Canada Dollar Pares Advance as S&P Places 15 Euro Nations on Credit Review

Canada’s dollar pared gains versus its U.S. counterpart as Standard & Poor’s said it put 15 euro zone countries on watch for a possible credit-rating downgrade, citing a tightening of credit conditions.

The Canadian currency strengthened earlier as investors sought riskier assets amid bets European leaders would make progress finding a solution to the region’s debt crisis. German Chancellor Angela Merkel and French President Nicolas Sarkozy pushed for a rewrite of the European Union’s governing treaties to tighten economic cooperation. The Bank of Canada likely keep interest rates unchanged tomorrow, a Bloomberg survey showed.

“It’s going to be a disappointing day for the Canada bulls going into the Bank of Canada tomorrow,” said Steve Butler, managing director of foreign-exchange trading in Toronto at Bank of Nova Scotia’s Scotia Capital unit. “All these rumors about S&P have taken a big shine off the markets this afternoon.”

The loonie, as Canada’s currency is known for the image of the aquatic bird on the C$1 coin, appreciated 0.3 percent to C$1.0165 per U.S. dollar at 5 p.m. in Toronto. Earlier it gained as much as 0.7 percent. One Canadian dollar buys 98.39 U.S. cents. Canada’s dollar strengthened 2.7 percent last week, the most since the five days ended Oct. 14.

The Canadian dollar gained 0.2 percent versus the euro to C$1.3623.

The S&P 500 Index ended the day up 1 percent after climbing earlier as much as 1.8 percent. Futures on crude oil, Canada’s biggest export, erased earlier gains and traded at $100.62 a barrel in New York, down 0.5 percent.

‘Broader Risk Sentiment’

“Canada’s dollar is trading with broader risk sentiment rather than domestic factors,” said Charles St-Arnaud, a foreign-exchange strategist at Nomura Holdings Inc. in New York.

Germany, France, Netherlands, Austria, Finland and Luxembourg, the euro area’s six AAA rated countries, are among the nations placed on “creditwatch negative,” pending the result of a summit of EU leaders on Dec. 9, S&P said.

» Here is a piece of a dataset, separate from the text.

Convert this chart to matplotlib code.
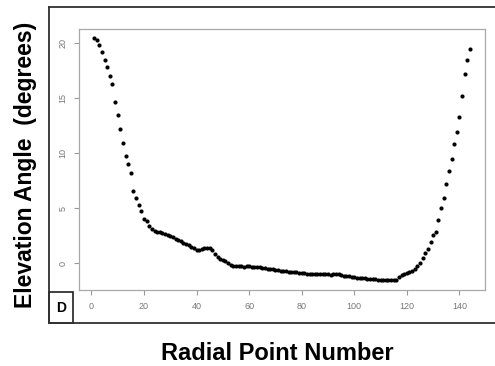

Canadian government bonds rose, pushing yields on the benchmark 10-year security down three basis points, or 0.03 percentage point, to 2.09 percent. The price of the 3.25 percent note due in June 2021 increased 25 cents to C$109.98.

The loonie rose earlier versus the greenback as Sarkozy told reporters in Paris today after meeting with Merkel that Europe’s two biggest countries agreed to back automatic penalties for deficit violators, a European monetary fund and monthly summit meetings. Merkel, speaking in Berlin last week, likened solving Europe’s debt crisis to a marathon, shunning investor calls for quick action while pushing for stricter budget enforcement and overhauling the region’s governance.

Geithner in Germany

The EU summit is scheduled to take place in Brussels Dec. 9, U.S. Treasury Secretary Timothy Geithner arrives in Frankfurt tomorrow to prod political leaders, and the European Central Bank has a policy announcement Dec. 8.

Canada’s dollar is turning into a haven for foreign- exchange investors shunning European turmoil and seeking the safety of the U.S. without the budget deficits or political gridlock.

The currency, which underperformed nine major peers in Bloomberg Correlation-Weighted Indexes in the first eight months of the year, has rebounded, topping all except the U.S. dollar and yen since. As the U.S. struggles with a $1.3 trillion budget shortfall, AAA rated Canada may use rising commodity revenue and spending cuts to balance the budget within five years.

Increase Next Year

Bank of Canada Governor Mark Carney will be the only central-bank leader in the Group of 10 countries to raise interest rates next year, according to forecasts compiled by Bloomberg News. Inflation has exceeded the bank’s 2 percent target for 11 months as the economy grows at double the pace of the Group of Seven nations. Canada’s six largest banks say the loonie will gain versus the dollar even as the U.S. economy strengthens.

Carney will raise the Bank of Canada’s policy rate by 25 basis points in the fourth quarter next year to 1.25 percent, according to the weighted average of 21 forecasts compiled by Bloomberg News. He’ll keep it at 1 percent tomorrow, another Bloomberg survey showed.